When a new value $x$ arrives, every subsequence ending with a value at most $x$ can be extended by $x$, and every product is multiplied by $x$. Adding the one-element subsequence produces exactly
$$x \cdot \left(1 + \sum_{t \le x} F(t)\right).$$
If $x$ appeared earlier, the newly computed value already represents the complete set of distinct subsequences ending in $x$ that can be formed from the current prefix. Replacing the previous $F(x)$ prevents duplicate counting of identical value sequences. By induction over the processed positions, the invariant remains true for every value. The final sum of all $F(v)$ is exactly the required answer.
Python Solution
import sys
input = sys.stdin.readline
MOD = 1000000007
MAXV = 1000000
class Fenwick:
def __init__(self, n):
self.n = n
self.bit = [0] * (n + 1)
def add(self, idx, delta):
n = self.n
bit = self.bit
while idx <= n:
bit[idx] = (bit[idx] + delta) % MOD
idx += idx & -idx
def sum(self, idx):
res = 0
bit = self.bit
while idx > 0:
res += bit[idx]
res %= MOD
idx -= idx & -idx
return res
def solve():
n = int(input())
a = list(map(int, input().split()))
fw = Fenwick(MAXV)
last = [0] * (MAXV + 1)
for x in a:
s = fw.sum(x)
cur = x * (1 + s) % MOD
old = last[x]
last[x] = cur
fw.add(x, (cur - old) % MOD)
print(fw.sum(MAXV))
if __name__ == "__main__":
solve()
The Fenwick tree stores the current values $F(v)$. A prefix query gives $\sum_{t \le x} F(t)$, which is exactly the quantity needed by the recurrence.
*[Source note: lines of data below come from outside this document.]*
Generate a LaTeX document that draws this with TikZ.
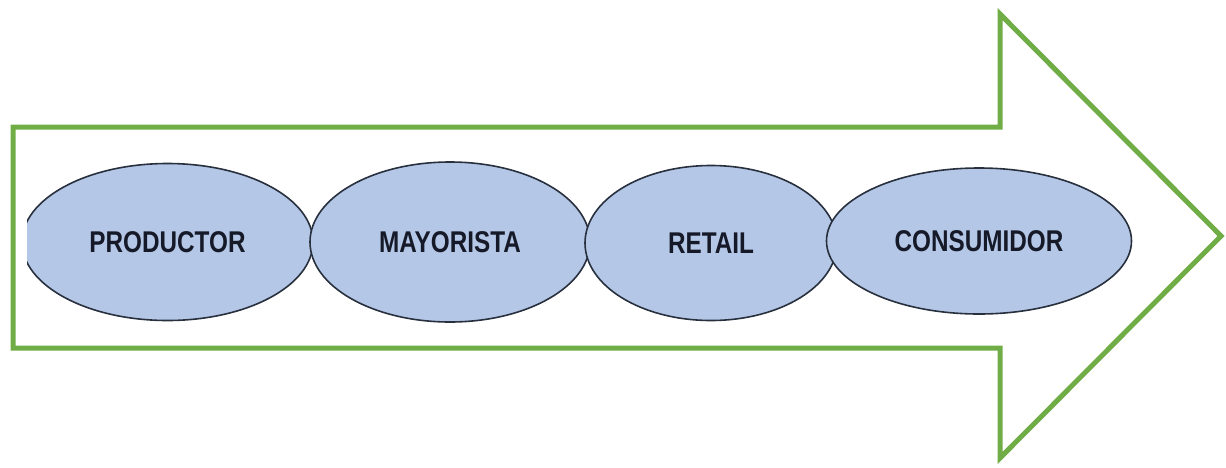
\documentclass[tikz,border=0pt]{standalone}
\usepackage{fontspec}
\usetikzlibrary{shapes.geometric}
\newfontfamily\narrowbold[FakeStretch=0.81]{Liberation Sans Bold}
\definecolor{arrowgreen}{RGB}{112,173,71}
\definecolor{ovalfill}{RGB}{180,199,231}
\definecolor{ovaldraw}{RGB}{40,48,62}
\definecolor{labelink}{RGB}{22,26,40}
\tikzset{
  oval/.style={ellipse, draw=ovaldraw, line width=1.6pt, fill=ovalfill, inner sep=0pt,
    font=\narrowbold\fontsize{30}{32}\selectfont, text=labelink},
  bigarrow/.style={draw=arrowgreen, line width=5pt, line join=miter}
}
\begin{document}
\begin{tikzpicture}[x=1pt,y=-1pt]
\useasboundingbox (0,0) rectangle (1226,467);
\draw[bigarrow] (13,127) -- (1000,127) -- (1000,14) -- (1221,236) -- (1000,458) -- (1000,348) -- (13,348) -- cycle;
\begin{scope}
\clip (27,0) rectangle (1226,467);
\node[oval, minimum width=291pt, minimum height=157pt] (prod) at (167.5,242) {PRODUCTOR};
\end{scope}
\node[oval, minimum width=280pt, minimum height=160pt] (may) at (450,242) {MAYORISTA};
\node[oval, minimum width=252pt, minimum height=155pt] (ret) at (711,243) {RETAIL};
\node[oval, minimum width=305pt, minimum height=146pt] (con) at (979,241) {CONSUMIDOR};
\end{tikzpicture}
\end{document}
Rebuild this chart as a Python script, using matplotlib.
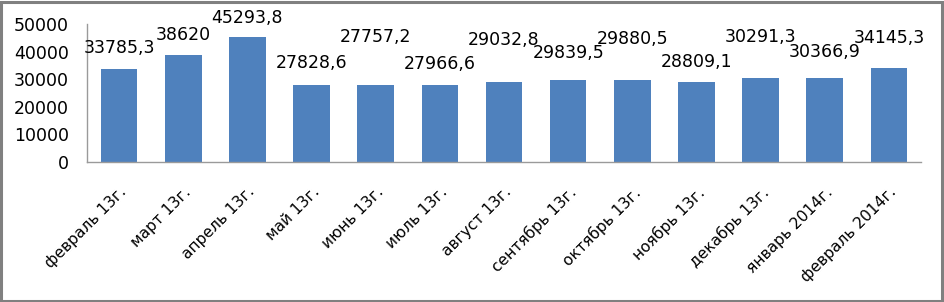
import matplotlib
matplotlib.use("Agg")
import matplotlib.pyplot as plt
from matplotlib.patches import Rectangle

categories = ["февраль 13г.", "март 13г.", "апрель 13г.", "май 13г.", "июнь 13г.",
              "июль 13г.", "август 13г.", "сентябрь 13г.", "октябрь 13г.", "ноябрь 13г.",
              "декабрь 13г.", "январь 2014г.", "февраль 2014г."]
values = [33785.3, 38620, 45293.8, 27828.6, 27757.2, 27966.6, 29032.8,
          29839.5, 29880.5, 28809.1, 30291.3, 30366.9, 34145.3]
yticks = [0, 10000, 20000, 30000, 40000, 50000]

# label offsets above bar tops (pixels) -- styling only
label_offsets = [21, 20, 19, 22, 48, 21, 42, 27, 41, 20, 41, 26, 30]

plt.rcParams['font.family'] = ['DejaVu Sans']
FS_NUM = 12.5
FS_CAT = 11.2

fig = plt.figure(figsize=(9.44, 3.02), dpi=100)
ax = fig.add_axes([87/944, 1-162/302, (921-87)/944, (162-24)/302])

x = list(range(len(values)))
ax.bar(x, values, width=0.57, color="#4F81BD", zorder=2)

def fmt(v):
    s = f"{v:.1f}"
    if s.endswith(".0"):
        s = s[:-2]
    return s.replace(".", ",")

for xi, v, off in zip(x, values, label_offsets):
    ax.annotate(fmt(v), (xi, v), xytext=(0, off), textcoords="offset pixels",
                ha="center", va="center", fontsize=FS_NUM, color="black")

ax.set_xlim(-0.5, len(values) - 0.5)
ax.set_ylim(0, 50000)
ax.set_yticks(yticks)
ax.set_yticklabels([str(t) for t in yticks], fontsize=FS_NUM)
ax.set_xticks(x)
ax.set_xticklabels(categories, rotation=45, ha="right", rotation_mode="anchor", fontsize=FS_CAT)
ax.tick_params(axis="y", length=0, pad=13)
ax.tick_params(axis="x", length=0, pad=16)

for s in ["top", "right"]:
    ax.spines[s].set_visible(False)
for s in ["left", "bottom"]:
    ax.spines[s].set_color("#9a9a9a")
    ax.spines[s].set_linewidth(1.0)

# outer chart border
fig.patches.append(Rectangle((0.0015, 0.004), 0.996, 0.991, transform=fig.transFigure,
                             fill=False, edgecolor="#808080", linewidth=2.2))

fig.savefig("out.png", dpi=100)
The array last is the crucial detail. Without it, repeated values would accumulate contributions instead of replacing them, causing duplicate subsequences to be counted multiple times.
The update uses cur - old because the Fenwick tree stores the current value of $F(x)$. We are performing an assignment, not an increment. Working modulo $10^9+7$ means the difference must also be reduced modulo the modulus before insertion.
The final answer is the sum of all $F(v)$, obtained by a full Fenwick prefix query.
Worked Examples
Example 1
Input:
1
42
| Step | x | Prefix Sum S | cur | F(42) |
|---|---|---|---|---|
| 1 | 42 | 0 | 42 | 42 |
Final answer:
42
The only distinct non-decreasing subsequence is [42], whose contribution is 42.
Example 2
Input:
2
1 1
| Step | x | Prefix Sum S | cur | Old F(1) | New F(1) |
|---|---|---|---|---|---|
| 1 | 1 | 0 | 1 | 0 | 1 |
| 2 | 1 | 1 | 2 | 1 | 2 |
Final answer:
2
The distinct subsequences are:
[1]
[1,1]
with contributions
1 + 1 = 2.
The trace shows why replacement is necessary. After the second occurrence, F(1) becomes 2, not 3.
Complexity Analysis
| Measure | Complexity | Explanation |
|---|---|---|
| Time | $O(n \log V)$ | One Fenwick query and one update per element |
| Space | $O(V)$ | Fenwick tree and last array over values $1 \ldots 10^6$ |
With $n = 10^5$ and $V = 10^6$, $\log V$ is about 20. The solution performs only a few million primitive operations and comfortably fits within the limits.
Test Cases
# helper: run solution on input string, return output string
import sys
import io
MOD = 1000000007
MAXV = 1000000
def run(inp: str) -> str:
sys.stdin = io.StringIO(inp)
input = sys.stdin.readline
class Fenwick:
def __init__(self, n):
self.n = n
self.bit = [0] * (n + 1)
def add(self, idx, delta):
while idx <= self.n:
self.bit[idx] = (self.bit[idx] + delta) % MOD
idx += idx & -idx
def sum(self, idx):
res = 0
while idx > 0:
res = (res + self.bit[idx]) % MOD
idx -= idx & -idx
return res
n = int(input())
a = list(map(int, input().split()))
fw = Fenwick(MAXV)
last = [0] * (MAXV + 1)
for x in a:
s = fw.sum(x)
cur = x * (1 + s) % MOD
fw.add(x, (cur - last[x]) % MOD)
last[x] = cur
return str(fw.sum(MAXV)) + "\n"
# provided sample
assert run("1\n42\n") == "42\n", "sample 1"
# custom cases
assert run("1\n1\n") == "1\n", "minimum size"
assert run("2\n1 1\n") == "2\n", "duplicate values"
assert run("2\n1 2\n") == "5\n", "strictly increasing"
assert run("3\n2 2 2\n") == "14\n", "all equal values"
| Test input | Expected output | What it validates |
|---|---|---|
1 / 1 |
1 |
Smallest possible instance |
1 1 |
2 |
Distinct subsequence handling |
1 2 |
5 |
Basic extension recurrence |
2 2 2 |
14 |
Repeated overwriting of the same value |
Edge Cases
Consider:
2
1 1
After the first value, F(1)=1. After the second value, the prefix sum up to 1 is also 1, giving cur=2. The algorithm replaces F(1) by 2. The final answer is 2, corresponding exactly to [1] and [1,1]. A naive accumulation would incorrectly produce 3.
Consider:
3
2 2 2
The states are:
F(2)=2
F(2)=6
F(2)=14
Each update replaces the previous value. The final answer becomes 14, which equals
2 + 4 + 8
for the distinct subsequences [2], [2,2], and [2,2,2].
Consider:
2
2 1
The subsequence [2,1] is not non-decreasing and cannot contribute. The algorithm naturally enforces this because extensions are allowed only from values <= x. When processing 1, the contribution from sequences ending in 2 is excluded from the prefix query. The answer becomes
2 + 1 = 3
which matches the valid subsequences [2] and [1].